Fall: Chaotischer Gesellschafter einer Ltd.
A. Sachverhalt
Schussel (S) ist Antiquitätenhändler. Er sammelt auch alte Bücher und sonstige Verlagsprodukte und handelt mit ihnen. Auch wenn er nie Überblick über seine Finanzen hat, hat er derart gutes Händchen für das Geschäft, dass er stets Geld im Überfluss hat. Als er einmal in London einen Antiquitätenladen besucht, in dem er sehr viele ihn interessierende Raritäten sieht, bietet er dem Ladeninhaber an, den Laden komplett zu übernehmen. Da das Geschäft als die "old stuff ltd." (O) geführt wird, kauft S die Gesellschaft. Seitdem führt er sowohl das Geschäft in London wie auch seine Läden in Deutschland parallel.
Die Leitung und Organisation der erworbenen Gesellschaft bis auf die Abrechnung der Angestellten in London werden von Deutschland aus durchgeführt. Um seine Belastung in Grenzen zu halten bestellt er für die Ltd. einen director, der die Gesellschaft organisatorisch und insbesondere im Hinblick auf die formellen Rechtsfragen begleiten soll und ebenfalls in Deutschland sein Büro hat. Dennoch mischt er sich in die Belange des Londoner Geschäfts ständig ein und durch auch für ihn ausgestellten Vollmachten benutzt er mal seine eigenen Konten, mal die Konten der O für Bezahlung der Rechnung. Die Bücher der Gesellschaft werden auch in einer Weise geführt, dass man nicht erkennen kann, welche Geschäfte für O und welche für S direkt abgeschlossen und abgerechnet wurden.
Nach einigen goldenen Jahren kommt auf S und sein Geschäft schwierigere Zeit. S kann jedoch bei interessanten Einkaufsmöglichkeiten für Antiquitäten niemals widerstehen. Deshalb überredet er bei einer solchen Gelegenheiten den director der O, die Gesellschaft zu verschulden. Kurze Zeit darauf steht die O vor dem Ruin - nicht zuletzt deshalb, weil S nach wie vor keine Trennung zwischen dem Geld der O und seinem eigenen vornimmt.

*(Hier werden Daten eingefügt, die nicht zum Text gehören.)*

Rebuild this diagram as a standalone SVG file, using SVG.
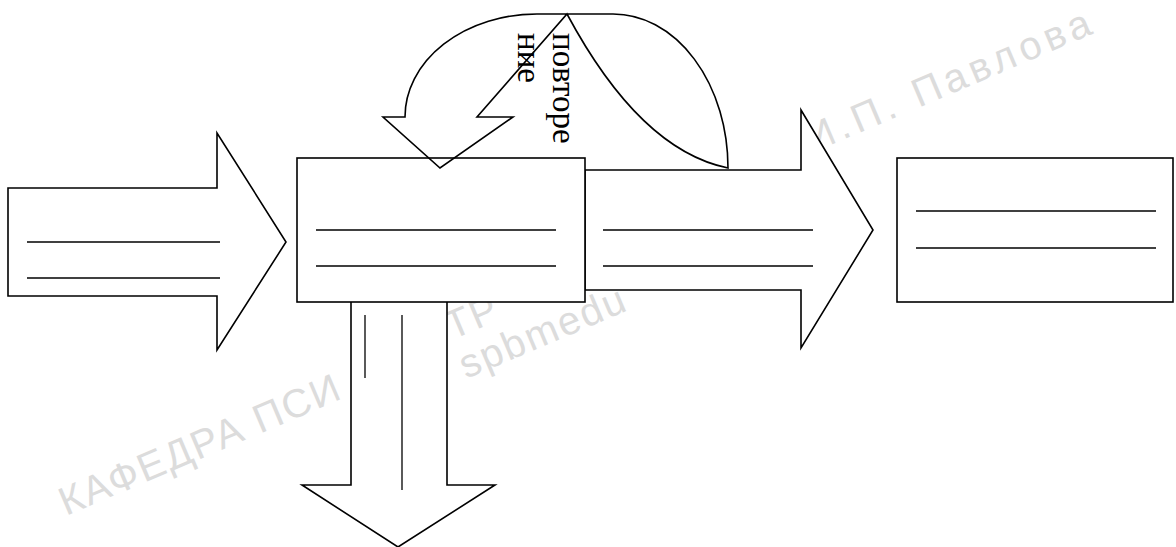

Als O insolvent wird, möchte die Bank, die O Kredit gewährte, sowohl von der O wie auch vom S Rückzahlung der Darlehenssumme erwirken.
B. Frage
Kann die Bank auch auf das Vermögen des S zugreifen?
C. Lösungshinweise
Es kommt zum einen auf den Anknüpfungspunkt für die Durchgriffshaftung an (vgl. bei Spahlinger/Wegen, Rn. 338), zum anderen auf die Sachfrage der Durchgriffshaftung nach anwendbarem Recht.
Da hier das englische Recht anwendbar ist, ist das englische Recht maßgebend - vgl. Spahlinger/Wegen, Rn. 1342. Auch wenn nach deutschem Recht hier eine Ausnahme vom Grundsatz des § 13 Abs. 2 GmbHG denkbar wäre (Vermischung von Vermögen), ist dies für die Fallbewertung irrelevant - es ist allein nach Ausnahmen vom Grundsatz beschränkter Haftung im englischen Recht zu fragen.